Jamais je ne repousserai une mesure parce qu’elle paraîtra violente ou parce qu’elle sera modérée. Je repousserai toujours une mesure que je trouverai fausse, illogique, dangereuse, impraticable, contraire au but poursuivi.
Qu’importe qu’on accole à cette mesure l’épithète de révolutionnaire ?
Cette mesure n’est pas révolutionnaire parce qu’elle est violente. Elle est révolutionnaire si elle est de nature à amener le triomphe de la Révolution. Je n’ai pas eu, je n’aurai jamais d’autre critérium. […]
Malheureusement la police…. Échappa presque toujours au contrôle de la Commune, et forma une sorte d’État dans l’État.
Sur cette question de la police, il y a pour moi le principe et le fait.
En principe, la police centralisée, en dehors du peuple, doit être abolie. Il ne doit pas y avoir une préfecture de Police. La police doit être faite, dans chaque quartier, dans chaque arrondissement, dans chaque commune, par les citoyens. Eux seuls la font bien et sans danger pour les honnêtes gens. Nous en avons eu la preuve pendant le siège. Tout au plus, faut-il un bureau central pour relier et coordonner les renseignements, et si ce bureau a besoin d’agents spéciaux pour certaines circonstances difficiles, ces agents doivent être responsables, et leur nomination doit présenter de sérieuses garanties.
Ce qu’on appelle le commissaire de police, ne doit être qu’un premier magistrat, nommé par l’élection, pour un temps limité, comme tous les magistrats.
En fait, je ne suis pas de ceux qui pensent que cette réforme, la plus urgente de toutes peut-être, avec la suppression de l’armée, dût être appliquée tant que la Commune luttait contre Versailles.
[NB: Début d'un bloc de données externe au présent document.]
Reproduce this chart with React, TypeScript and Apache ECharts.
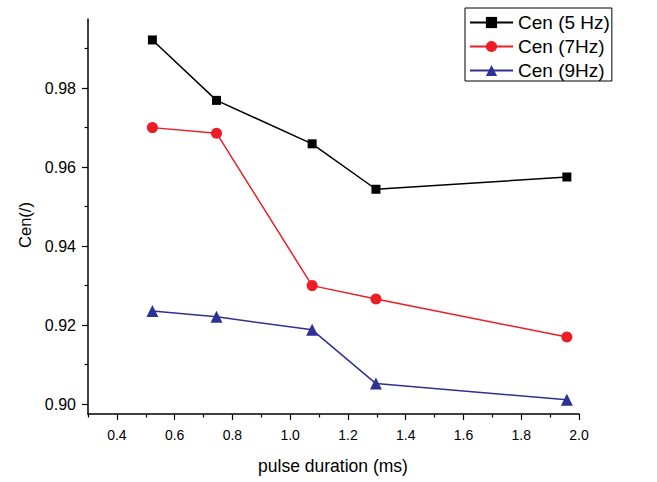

Il fallait simplement poser le principe, préparer l’organisation nouvelle, révolutionnaire, communale, et en ajouter l’application après la guerre.
En effet, Paris [est] rempli d’agents versaillais et de conspirateurs de toutes sortes. Les circonstances [sont] terribles, anormales, il [faut] maintenir, pour quelques jours encore, une organisation toute faite, et dont la centralisation [peut] présenter plusieurs avantages momentanés, eu égard aux conditions… J’admets donc qu’on eût gardé, pendant la durée de la guerre, un délégué à la préfecture de Police, et que ce délégué ait joui de pouvoirs assez étendu.
Malheureusement le choix des hommes à qui l’on confia cette mission, délicate entre toutes, et qui demandait des qualités hors lignes, fut défectueux….Les arrestations furent faites sans discernement, presque toujours à côté. Les véritables agents de Versailles échappaient aux poursuite, ou arrêtés, étaient relâchés le lendemain, sans que l’on sût, la plupart du temps, par qui ou comment.